── Material provided ──
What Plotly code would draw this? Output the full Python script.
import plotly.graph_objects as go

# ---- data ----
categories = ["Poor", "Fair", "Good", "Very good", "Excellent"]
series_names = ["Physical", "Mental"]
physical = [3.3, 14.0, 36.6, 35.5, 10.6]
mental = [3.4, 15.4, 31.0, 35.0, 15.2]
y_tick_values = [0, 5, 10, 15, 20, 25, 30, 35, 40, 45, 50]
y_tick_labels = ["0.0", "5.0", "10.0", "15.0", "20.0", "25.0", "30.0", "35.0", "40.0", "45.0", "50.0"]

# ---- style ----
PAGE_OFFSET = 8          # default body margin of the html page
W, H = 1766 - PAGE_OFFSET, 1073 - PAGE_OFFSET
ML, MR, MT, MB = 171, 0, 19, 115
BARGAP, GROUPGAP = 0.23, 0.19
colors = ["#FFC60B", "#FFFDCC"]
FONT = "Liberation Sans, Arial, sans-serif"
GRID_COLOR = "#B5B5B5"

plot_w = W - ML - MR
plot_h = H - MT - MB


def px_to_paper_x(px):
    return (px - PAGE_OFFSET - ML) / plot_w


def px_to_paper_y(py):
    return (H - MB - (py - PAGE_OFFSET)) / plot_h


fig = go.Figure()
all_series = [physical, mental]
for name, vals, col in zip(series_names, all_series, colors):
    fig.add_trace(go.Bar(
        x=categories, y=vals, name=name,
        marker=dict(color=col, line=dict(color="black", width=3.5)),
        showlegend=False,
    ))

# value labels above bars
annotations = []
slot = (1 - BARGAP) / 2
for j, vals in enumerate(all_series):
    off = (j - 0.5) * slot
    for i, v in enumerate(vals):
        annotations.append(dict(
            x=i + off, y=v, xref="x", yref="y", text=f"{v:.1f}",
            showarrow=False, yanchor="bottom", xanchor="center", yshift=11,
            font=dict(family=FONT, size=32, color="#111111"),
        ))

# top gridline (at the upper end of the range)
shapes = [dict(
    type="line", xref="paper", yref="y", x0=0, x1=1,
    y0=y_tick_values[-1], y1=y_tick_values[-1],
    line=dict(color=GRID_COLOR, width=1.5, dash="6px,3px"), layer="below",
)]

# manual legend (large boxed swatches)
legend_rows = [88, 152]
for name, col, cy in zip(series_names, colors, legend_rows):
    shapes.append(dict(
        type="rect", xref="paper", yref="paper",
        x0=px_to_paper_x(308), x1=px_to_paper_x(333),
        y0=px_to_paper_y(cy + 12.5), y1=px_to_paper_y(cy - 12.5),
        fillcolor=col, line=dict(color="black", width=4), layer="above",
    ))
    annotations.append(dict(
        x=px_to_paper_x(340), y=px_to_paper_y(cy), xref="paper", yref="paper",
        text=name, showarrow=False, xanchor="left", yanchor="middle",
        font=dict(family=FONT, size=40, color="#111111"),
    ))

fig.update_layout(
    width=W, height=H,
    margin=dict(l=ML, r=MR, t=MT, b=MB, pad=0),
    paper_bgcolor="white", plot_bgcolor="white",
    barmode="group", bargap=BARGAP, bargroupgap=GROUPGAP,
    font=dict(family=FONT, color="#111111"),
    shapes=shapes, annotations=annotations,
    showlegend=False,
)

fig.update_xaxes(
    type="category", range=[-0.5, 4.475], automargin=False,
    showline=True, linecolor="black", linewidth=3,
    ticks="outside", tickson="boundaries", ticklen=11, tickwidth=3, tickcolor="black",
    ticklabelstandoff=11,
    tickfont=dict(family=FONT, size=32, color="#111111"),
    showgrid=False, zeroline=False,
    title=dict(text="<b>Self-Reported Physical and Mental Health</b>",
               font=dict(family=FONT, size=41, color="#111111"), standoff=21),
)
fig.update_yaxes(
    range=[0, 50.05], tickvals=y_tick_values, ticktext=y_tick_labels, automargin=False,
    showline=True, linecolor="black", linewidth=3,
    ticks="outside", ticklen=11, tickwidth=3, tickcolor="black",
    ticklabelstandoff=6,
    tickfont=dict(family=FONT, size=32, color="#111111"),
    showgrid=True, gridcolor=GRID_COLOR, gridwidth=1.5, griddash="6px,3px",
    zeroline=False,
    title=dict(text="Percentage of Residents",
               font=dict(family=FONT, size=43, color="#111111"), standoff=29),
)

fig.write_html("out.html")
───
── Material provided ──
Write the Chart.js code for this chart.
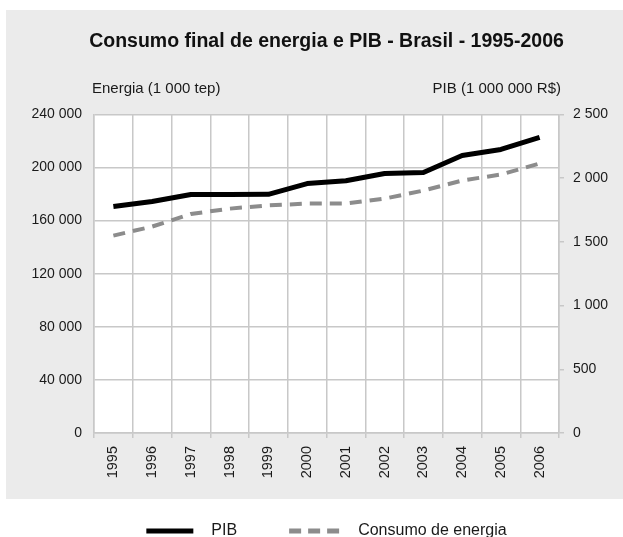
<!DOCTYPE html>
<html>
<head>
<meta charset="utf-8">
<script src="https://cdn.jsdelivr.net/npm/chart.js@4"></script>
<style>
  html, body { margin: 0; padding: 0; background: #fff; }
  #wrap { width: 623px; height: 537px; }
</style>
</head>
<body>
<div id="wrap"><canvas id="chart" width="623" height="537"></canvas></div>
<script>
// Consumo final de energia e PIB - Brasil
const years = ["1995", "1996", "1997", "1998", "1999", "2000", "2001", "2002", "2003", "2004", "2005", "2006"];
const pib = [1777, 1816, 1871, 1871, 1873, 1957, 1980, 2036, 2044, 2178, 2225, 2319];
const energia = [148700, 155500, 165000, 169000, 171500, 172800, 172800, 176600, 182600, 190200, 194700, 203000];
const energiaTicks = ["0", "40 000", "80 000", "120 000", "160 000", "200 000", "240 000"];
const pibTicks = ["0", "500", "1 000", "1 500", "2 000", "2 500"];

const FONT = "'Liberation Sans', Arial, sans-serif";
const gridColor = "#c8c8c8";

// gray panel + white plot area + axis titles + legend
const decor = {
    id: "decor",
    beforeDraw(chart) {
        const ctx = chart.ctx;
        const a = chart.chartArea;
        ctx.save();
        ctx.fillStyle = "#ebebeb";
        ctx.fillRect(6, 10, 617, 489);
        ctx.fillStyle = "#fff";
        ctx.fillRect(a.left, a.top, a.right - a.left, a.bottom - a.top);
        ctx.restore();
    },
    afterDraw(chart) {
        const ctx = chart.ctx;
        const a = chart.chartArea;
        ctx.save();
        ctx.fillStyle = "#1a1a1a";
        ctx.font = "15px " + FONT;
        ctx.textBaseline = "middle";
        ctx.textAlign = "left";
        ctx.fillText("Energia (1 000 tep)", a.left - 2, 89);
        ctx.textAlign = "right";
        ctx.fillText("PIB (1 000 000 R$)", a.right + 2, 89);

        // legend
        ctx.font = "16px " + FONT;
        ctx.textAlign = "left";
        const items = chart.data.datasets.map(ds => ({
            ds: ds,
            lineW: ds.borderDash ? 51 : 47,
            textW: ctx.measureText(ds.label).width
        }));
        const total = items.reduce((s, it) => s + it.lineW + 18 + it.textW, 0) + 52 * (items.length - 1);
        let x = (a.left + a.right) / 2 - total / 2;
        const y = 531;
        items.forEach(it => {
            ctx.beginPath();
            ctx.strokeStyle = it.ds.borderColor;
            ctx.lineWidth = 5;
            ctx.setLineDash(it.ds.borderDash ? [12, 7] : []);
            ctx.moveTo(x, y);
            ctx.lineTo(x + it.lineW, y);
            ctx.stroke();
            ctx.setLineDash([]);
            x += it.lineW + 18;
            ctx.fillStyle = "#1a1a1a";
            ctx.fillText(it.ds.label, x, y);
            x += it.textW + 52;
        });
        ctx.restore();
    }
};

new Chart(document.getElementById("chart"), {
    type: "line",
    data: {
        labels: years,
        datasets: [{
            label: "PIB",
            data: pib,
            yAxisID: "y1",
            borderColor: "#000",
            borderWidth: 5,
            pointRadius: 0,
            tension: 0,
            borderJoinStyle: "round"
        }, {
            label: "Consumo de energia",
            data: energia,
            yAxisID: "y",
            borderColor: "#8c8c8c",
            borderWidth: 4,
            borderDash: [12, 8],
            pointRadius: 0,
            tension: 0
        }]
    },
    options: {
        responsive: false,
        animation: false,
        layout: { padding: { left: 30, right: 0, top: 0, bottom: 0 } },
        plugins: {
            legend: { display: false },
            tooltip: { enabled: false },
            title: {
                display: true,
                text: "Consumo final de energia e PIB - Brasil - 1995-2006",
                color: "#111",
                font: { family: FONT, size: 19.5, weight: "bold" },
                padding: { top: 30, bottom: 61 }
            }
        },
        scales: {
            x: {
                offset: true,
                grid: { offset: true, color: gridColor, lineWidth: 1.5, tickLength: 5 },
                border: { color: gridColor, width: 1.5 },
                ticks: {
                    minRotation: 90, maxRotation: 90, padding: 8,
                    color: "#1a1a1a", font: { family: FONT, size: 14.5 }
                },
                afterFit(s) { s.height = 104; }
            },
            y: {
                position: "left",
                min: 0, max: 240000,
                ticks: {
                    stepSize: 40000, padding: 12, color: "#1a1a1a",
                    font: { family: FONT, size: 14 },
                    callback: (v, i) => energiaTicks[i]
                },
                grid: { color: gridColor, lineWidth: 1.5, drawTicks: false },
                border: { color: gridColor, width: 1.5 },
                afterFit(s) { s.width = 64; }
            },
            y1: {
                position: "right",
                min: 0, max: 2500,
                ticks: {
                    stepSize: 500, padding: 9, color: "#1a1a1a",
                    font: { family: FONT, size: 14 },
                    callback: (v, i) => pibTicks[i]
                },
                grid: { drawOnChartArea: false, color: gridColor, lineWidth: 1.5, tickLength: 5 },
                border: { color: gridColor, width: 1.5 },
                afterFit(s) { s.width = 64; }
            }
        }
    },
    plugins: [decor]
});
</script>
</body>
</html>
───
# [Exercise directions]
Restate word for word the lines that begin at the one with "Write the Chart.js code for this chart." and end at the one with "a.right + 2, 89);", including both, and leave every picture aside.

# [Full output]
Write the Chart.js code for this chart.
<!DOCTYPE html>
<html>
<head>
<meta charset="utf-8">
<script src="https://cdn.jsdelivr.net/npm/chart.js@4"></script>
<style>
  html, body { margin: 0; padding: 0; background: #fff; }
  #wrap { width: 623px; height: 537px; }
</style>
</head>
<body>
<div id="wrap"><canvas id="chart" width="623" height="537"></canvas></div>
<script>
// Consumo final de energia e PIB - Brasil
const years = ["1995", "1996", "1997", "1998", "1999", "2000", "2001", "2002", "2003", "2004", "2005", "2006"];
const pib = [1777, 1816, 1871, 1871, 1873, 1957, 1980, 2036, 2044, 2178, 2225, 2319];
const energia = [148700, 155500, 165000, 169000, 171500, 172800, 172800, 176600, 182600, 190200, 194700, 203000];
const energiaTicks = ["0", "40 000", "80 000", "120 000", "160 000", "200 000", "240 000"];
const pibTicks = ["0", "500", "1 000", "1 500", "2 000", "2 500"];

const FONT = "'Liberation Sans', Arial, sans-serif";
const gridColor = "#c8c8c8";

// gray panel + white plot area + axis titles + legend
const decor = {
    id: "decor",
    beforeDraw(chart) {
        const ctx = chart.ctx;
        const a = chart.chartArea;
        ctx.save();
        ctx.fillStyle = "#ebebeb";
        ctx.fillRect(6, 10, 617, 489);
        ctx.fillStyle = "#fff";
        ctx.fillRect(a.left, a.top, a.right - a.left, a.bottom - a.top);
        ctx.restore();
    },
    afterDraw(chart) {
        const ctx = chart.ctx;
        const a = chart.chartArea;
        ctx.save();
        ctx.fillStyle = "#1a1a1a";
        ctx.font = "15px " + FONT;
        ctx.textBaseline = "middle";
        ctx.textAlign = "left";
        ctx.fillText("Energia (1 000 tep)", a.left - 2, 89);
        ctx.textAlign = "right";
        ctx.fillText("PIB (1 000 000 R$)", a.right + 2, 89);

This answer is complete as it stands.